- [THE TASK] Tally the lines below that contain the word "this", and give only that number.

::::::

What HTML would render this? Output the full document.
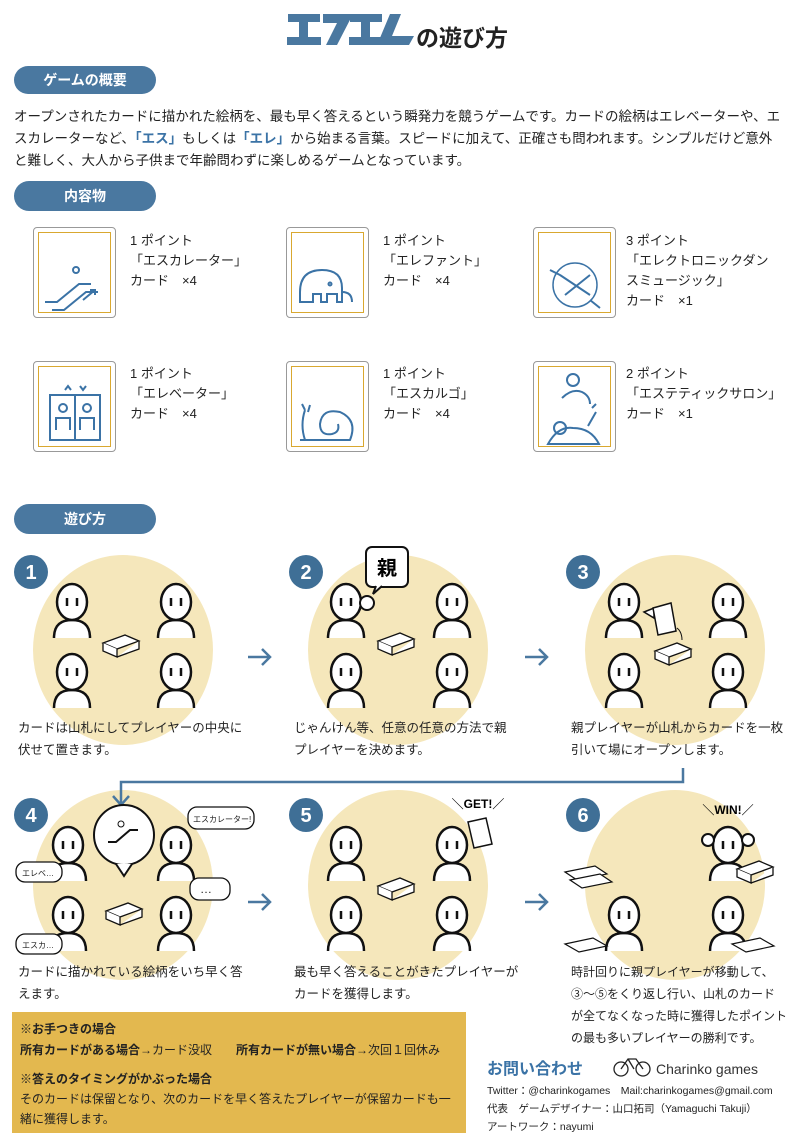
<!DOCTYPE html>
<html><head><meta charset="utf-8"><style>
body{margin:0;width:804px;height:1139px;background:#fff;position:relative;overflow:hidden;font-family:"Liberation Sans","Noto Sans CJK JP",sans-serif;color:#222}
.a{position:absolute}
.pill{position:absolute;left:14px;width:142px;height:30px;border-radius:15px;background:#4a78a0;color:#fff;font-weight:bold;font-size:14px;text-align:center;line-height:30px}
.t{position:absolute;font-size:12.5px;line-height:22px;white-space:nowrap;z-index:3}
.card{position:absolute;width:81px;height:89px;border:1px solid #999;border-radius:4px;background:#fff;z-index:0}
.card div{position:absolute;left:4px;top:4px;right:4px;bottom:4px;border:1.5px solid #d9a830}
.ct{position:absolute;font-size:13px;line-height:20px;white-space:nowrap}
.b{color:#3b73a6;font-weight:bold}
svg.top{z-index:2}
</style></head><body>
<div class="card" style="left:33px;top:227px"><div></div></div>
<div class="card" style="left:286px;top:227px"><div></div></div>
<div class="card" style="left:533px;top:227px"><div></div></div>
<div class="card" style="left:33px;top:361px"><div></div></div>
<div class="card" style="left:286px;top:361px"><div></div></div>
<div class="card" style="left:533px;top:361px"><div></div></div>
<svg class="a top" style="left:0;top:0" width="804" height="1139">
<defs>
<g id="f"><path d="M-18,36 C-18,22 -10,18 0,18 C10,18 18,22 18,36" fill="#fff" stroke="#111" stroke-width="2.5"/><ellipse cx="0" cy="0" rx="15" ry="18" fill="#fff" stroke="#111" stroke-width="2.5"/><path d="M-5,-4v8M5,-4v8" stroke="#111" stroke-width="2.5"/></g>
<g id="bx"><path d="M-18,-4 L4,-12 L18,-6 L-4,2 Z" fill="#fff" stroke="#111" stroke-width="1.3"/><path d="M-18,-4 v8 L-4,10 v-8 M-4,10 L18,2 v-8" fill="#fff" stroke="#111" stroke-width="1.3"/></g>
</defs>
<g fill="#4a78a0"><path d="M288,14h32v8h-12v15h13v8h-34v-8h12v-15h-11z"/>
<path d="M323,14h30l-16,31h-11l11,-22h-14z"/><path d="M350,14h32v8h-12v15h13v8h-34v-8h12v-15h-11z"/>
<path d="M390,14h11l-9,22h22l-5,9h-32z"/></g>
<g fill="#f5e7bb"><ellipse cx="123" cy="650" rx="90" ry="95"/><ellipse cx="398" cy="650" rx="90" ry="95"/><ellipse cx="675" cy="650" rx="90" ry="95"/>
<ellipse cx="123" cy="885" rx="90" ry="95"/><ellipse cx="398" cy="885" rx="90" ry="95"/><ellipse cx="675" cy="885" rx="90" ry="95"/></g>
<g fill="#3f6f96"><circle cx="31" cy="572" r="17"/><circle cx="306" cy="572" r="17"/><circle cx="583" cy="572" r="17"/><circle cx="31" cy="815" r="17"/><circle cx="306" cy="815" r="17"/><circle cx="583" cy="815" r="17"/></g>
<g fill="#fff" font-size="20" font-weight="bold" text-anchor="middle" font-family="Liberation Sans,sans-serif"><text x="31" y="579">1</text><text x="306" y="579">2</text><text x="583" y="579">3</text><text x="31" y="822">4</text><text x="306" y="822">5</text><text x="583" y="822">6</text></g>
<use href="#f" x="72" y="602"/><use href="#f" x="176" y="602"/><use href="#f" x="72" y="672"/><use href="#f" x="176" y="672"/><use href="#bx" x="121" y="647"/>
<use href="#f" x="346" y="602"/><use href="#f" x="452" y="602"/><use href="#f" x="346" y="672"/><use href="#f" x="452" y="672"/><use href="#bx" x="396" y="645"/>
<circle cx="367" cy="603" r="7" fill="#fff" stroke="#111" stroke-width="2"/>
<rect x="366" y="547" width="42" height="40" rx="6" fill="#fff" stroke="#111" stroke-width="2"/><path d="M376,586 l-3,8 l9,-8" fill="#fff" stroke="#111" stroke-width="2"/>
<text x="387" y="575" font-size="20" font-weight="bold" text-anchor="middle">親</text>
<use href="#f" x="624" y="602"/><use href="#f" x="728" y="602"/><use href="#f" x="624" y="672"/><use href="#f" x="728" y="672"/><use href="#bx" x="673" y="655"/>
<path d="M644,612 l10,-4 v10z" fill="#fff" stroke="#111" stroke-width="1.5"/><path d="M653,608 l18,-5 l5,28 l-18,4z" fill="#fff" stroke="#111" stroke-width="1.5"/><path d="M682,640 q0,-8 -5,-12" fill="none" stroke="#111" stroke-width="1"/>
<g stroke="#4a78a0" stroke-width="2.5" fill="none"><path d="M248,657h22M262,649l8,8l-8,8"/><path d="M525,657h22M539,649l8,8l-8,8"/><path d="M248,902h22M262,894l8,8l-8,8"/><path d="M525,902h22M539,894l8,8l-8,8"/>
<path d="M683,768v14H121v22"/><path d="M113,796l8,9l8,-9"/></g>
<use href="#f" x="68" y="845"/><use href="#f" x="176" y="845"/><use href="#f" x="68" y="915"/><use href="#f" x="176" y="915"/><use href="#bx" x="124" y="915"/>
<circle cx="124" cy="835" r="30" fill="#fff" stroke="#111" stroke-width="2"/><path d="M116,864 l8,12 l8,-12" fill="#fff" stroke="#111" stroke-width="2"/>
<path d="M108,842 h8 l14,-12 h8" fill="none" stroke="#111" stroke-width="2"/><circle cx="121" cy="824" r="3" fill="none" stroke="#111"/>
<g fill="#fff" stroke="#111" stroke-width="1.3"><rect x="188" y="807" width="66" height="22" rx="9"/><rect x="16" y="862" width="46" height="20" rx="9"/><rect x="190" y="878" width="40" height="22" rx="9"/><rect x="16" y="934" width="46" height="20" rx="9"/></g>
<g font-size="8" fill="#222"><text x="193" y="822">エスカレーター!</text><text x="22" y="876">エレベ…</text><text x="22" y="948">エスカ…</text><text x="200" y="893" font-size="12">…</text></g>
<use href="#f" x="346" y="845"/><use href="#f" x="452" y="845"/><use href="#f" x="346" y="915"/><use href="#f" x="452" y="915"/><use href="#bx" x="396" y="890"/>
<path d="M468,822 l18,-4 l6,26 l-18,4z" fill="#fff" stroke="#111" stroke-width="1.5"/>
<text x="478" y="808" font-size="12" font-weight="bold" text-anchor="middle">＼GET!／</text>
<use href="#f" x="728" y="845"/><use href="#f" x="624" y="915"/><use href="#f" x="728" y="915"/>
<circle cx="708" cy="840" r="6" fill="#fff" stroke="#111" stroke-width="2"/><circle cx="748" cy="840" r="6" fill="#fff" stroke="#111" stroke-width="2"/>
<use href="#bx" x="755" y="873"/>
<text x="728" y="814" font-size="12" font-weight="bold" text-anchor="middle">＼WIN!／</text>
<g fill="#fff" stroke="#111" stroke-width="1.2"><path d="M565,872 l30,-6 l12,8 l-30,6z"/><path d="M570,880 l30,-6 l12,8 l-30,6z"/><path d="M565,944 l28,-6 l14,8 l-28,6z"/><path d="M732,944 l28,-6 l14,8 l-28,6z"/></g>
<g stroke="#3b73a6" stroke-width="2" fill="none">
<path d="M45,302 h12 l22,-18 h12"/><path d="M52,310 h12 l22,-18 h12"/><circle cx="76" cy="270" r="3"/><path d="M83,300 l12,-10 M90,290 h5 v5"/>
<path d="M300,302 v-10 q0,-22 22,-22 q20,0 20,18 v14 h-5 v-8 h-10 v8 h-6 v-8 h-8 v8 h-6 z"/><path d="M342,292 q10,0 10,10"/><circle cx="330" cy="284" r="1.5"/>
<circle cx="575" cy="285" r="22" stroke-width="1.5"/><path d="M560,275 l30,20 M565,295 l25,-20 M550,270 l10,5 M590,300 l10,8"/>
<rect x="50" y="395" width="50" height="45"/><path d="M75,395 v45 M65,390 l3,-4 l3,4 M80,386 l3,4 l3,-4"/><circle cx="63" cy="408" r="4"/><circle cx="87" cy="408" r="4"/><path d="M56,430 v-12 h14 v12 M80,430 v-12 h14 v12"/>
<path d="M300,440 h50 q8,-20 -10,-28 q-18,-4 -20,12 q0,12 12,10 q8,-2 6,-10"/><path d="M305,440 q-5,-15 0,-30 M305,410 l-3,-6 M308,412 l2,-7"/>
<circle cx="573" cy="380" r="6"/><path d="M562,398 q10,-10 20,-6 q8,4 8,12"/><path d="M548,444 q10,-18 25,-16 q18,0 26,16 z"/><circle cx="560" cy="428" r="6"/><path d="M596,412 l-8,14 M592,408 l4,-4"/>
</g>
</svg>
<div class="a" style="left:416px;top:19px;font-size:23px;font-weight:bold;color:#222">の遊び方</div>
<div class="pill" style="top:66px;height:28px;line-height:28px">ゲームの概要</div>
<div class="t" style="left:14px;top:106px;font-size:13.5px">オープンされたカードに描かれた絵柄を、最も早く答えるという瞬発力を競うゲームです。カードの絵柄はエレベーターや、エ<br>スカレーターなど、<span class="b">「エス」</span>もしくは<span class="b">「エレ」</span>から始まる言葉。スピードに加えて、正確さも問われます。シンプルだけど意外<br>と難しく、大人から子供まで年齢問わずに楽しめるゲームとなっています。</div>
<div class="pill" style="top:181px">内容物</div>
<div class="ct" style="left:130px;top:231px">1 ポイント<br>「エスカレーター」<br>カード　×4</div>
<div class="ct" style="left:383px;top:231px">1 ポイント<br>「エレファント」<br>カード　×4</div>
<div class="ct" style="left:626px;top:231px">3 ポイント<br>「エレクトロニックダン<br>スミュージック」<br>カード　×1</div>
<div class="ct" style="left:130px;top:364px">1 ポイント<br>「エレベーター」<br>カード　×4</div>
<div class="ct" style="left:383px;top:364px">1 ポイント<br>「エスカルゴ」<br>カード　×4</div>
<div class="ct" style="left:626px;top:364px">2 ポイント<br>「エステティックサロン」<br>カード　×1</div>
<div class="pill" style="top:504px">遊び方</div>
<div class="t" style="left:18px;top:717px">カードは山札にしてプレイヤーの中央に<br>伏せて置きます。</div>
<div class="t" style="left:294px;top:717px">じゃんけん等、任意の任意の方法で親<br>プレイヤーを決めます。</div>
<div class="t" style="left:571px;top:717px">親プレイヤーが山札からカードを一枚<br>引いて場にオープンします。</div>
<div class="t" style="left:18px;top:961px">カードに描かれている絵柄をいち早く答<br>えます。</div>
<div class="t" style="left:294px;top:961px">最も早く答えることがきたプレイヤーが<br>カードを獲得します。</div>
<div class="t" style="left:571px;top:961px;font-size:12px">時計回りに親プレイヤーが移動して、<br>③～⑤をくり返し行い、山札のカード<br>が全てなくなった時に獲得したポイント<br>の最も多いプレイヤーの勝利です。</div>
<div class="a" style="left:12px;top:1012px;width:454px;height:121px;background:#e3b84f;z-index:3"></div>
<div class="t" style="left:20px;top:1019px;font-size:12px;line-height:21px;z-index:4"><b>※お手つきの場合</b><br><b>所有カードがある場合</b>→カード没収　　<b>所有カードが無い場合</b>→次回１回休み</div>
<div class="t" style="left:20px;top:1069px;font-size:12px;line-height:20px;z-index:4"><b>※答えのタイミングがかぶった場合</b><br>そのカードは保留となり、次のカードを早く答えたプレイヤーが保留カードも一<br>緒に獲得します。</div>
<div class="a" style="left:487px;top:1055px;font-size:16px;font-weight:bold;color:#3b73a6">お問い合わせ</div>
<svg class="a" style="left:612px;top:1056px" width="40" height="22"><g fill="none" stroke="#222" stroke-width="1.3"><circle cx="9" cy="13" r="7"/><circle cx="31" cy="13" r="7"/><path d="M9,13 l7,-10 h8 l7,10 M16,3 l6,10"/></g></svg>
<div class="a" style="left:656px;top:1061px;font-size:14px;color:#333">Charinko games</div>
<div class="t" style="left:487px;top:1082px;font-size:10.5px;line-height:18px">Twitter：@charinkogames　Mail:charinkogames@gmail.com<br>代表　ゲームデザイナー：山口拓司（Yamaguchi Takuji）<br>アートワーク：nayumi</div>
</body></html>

::::::

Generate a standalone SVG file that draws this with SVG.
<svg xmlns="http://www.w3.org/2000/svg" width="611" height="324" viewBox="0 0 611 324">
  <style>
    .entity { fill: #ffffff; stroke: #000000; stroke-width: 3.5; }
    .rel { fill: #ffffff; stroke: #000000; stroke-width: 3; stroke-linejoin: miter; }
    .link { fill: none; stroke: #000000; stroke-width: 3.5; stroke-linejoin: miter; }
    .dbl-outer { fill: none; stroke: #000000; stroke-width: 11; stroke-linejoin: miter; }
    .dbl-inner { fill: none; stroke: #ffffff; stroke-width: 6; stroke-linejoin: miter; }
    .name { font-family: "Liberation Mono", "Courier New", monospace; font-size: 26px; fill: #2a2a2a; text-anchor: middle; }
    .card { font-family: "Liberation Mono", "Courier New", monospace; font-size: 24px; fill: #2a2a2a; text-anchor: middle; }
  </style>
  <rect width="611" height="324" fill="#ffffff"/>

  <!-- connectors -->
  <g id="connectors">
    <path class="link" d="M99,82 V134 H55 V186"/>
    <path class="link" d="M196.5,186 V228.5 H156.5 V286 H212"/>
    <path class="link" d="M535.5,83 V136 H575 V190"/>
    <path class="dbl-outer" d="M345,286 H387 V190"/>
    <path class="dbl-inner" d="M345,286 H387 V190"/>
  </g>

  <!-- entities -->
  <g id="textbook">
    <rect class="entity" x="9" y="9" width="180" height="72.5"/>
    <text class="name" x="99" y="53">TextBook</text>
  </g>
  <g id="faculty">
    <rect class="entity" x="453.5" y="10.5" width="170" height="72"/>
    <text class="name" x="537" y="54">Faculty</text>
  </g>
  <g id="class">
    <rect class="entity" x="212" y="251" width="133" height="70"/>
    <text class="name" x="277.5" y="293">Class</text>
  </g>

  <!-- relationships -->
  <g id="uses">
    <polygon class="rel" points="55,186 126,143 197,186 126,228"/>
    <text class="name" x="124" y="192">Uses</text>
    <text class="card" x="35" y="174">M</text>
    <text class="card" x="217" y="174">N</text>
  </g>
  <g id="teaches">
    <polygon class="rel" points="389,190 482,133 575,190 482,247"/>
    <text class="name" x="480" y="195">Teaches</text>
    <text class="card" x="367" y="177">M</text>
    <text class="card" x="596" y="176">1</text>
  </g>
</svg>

::::::

- [RESPONSE BELOW] 2